The row started after King’s College Hospital NHS Foundation Trust embarked on a £7m tax-saving scheme, by transferring staff to a private subsidiary company, KCH Interventional Facilities Management (KCH IFM).
The Trust set up the company last year following a change in the law by HMRC, and with advice from consultancy firm Pricewater House Cooper.
Transferring procurement staff and technicians to KCH IFM has given the Trust huge breaks in VAT when it buys equipment like X-ray machines and intensive care units.

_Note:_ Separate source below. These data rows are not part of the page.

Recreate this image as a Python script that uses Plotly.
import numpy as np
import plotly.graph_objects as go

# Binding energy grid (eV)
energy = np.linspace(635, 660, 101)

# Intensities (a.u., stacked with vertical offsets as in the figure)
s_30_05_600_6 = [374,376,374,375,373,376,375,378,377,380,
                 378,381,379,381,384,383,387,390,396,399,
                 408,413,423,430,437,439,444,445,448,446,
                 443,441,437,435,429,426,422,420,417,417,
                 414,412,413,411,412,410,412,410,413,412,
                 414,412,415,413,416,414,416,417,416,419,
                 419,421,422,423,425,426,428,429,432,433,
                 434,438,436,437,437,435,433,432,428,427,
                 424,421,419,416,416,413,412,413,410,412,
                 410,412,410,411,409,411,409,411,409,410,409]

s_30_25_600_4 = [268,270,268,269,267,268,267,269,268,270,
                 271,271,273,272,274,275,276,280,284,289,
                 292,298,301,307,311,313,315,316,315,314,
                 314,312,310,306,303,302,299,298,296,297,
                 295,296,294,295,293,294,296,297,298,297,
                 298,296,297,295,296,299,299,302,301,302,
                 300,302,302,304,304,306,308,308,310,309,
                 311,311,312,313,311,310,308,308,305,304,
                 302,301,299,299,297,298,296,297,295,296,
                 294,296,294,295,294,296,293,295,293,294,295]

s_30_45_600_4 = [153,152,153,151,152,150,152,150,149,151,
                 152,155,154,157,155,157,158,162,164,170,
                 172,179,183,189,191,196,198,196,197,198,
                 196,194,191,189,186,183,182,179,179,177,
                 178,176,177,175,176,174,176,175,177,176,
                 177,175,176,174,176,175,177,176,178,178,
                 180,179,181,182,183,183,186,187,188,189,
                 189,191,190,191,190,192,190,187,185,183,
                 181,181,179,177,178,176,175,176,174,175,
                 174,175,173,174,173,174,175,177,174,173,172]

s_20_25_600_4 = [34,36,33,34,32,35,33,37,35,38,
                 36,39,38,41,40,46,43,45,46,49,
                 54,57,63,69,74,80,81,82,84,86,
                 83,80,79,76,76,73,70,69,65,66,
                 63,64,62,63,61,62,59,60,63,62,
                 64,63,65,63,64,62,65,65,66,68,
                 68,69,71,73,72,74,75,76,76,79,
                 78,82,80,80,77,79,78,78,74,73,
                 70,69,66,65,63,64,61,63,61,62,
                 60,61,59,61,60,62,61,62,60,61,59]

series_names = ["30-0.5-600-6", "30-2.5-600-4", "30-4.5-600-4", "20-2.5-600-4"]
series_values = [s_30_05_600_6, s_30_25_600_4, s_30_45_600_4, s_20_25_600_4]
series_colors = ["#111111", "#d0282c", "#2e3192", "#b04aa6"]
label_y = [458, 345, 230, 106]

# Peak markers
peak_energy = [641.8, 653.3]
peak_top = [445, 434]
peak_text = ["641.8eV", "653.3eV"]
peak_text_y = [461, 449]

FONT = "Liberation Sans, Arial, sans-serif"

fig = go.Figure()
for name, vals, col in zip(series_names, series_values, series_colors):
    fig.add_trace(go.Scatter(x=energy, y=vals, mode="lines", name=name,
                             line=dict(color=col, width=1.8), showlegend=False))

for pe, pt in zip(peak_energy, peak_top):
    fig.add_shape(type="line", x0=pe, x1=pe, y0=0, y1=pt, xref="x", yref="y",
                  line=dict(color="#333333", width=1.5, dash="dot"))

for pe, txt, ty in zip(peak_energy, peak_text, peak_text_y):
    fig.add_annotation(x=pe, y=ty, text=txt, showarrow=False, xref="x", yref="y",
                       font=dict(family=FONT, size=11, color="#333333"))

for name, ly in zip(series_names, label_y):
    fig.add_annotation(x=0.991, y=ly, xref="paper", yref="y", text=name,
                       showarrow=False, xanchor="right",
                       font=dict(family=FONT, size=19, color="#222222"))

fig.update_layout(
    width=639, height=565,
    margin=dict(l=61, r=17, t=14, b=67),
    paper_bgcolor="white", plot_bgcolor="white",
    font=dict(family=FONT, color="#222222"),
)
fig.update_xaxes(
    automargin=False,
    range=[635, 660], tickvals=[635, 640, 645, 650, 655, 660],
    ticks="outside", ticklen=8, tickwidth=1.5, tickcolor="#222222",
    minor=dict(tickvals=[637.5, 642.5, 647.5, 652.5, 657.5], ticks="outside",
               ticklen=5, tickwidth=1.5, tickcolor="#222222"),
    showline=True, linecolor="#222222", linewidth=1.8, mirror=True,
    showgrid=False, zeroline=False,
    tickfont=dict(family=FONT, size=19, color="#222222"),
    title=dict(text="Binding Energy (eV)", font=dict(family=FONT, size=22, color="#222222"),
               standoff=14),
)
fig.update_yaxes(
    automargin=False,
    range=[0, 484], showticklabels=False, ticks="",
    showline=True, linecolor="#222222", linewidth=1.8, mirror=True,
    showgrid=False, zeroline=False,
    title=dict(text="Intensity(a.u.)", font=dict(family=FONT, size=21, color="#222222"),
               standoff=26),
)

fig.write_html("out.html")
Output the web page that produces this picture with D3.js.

It would have meant staff who transferred to the private company would lose terms and conditions if, once in the company, they moved role or were promoted. But it has been confirmed by King’s biomedical scientist and Unite executive committee member, Frank Wood, that hospital bosses had agreed to demands.
Frank told the News: “The Trust responded to the staffs’ concerns and assured that staff who have transferred will be able to stay on the NHS terms and conditions, and retain it even if they get promoted, which is fantastic for them.
“What the Trust is going to do as well is talk to [Unite] and Unison to agree how future transfers would take place and allow a longer time to hear staffs’ concerns.
“I was surprised how smoothly it went. Things don’t tend to happen quickly in government: months and years rather than weeks. I think it was because of the level of concern from staff was so high.
“Some staff were literally saying they wouldn’t be able to progress with their careers at all because they didn’t want to lose aspects of their terms and conditions.”
He added: “It doesn’t change the spurious reason of why they’re doing it,” having previously said it “beggars belief” that a public body would hope to avoid paying tax.
King’s College Hospital NHS Foundation Trust did not wish to comment.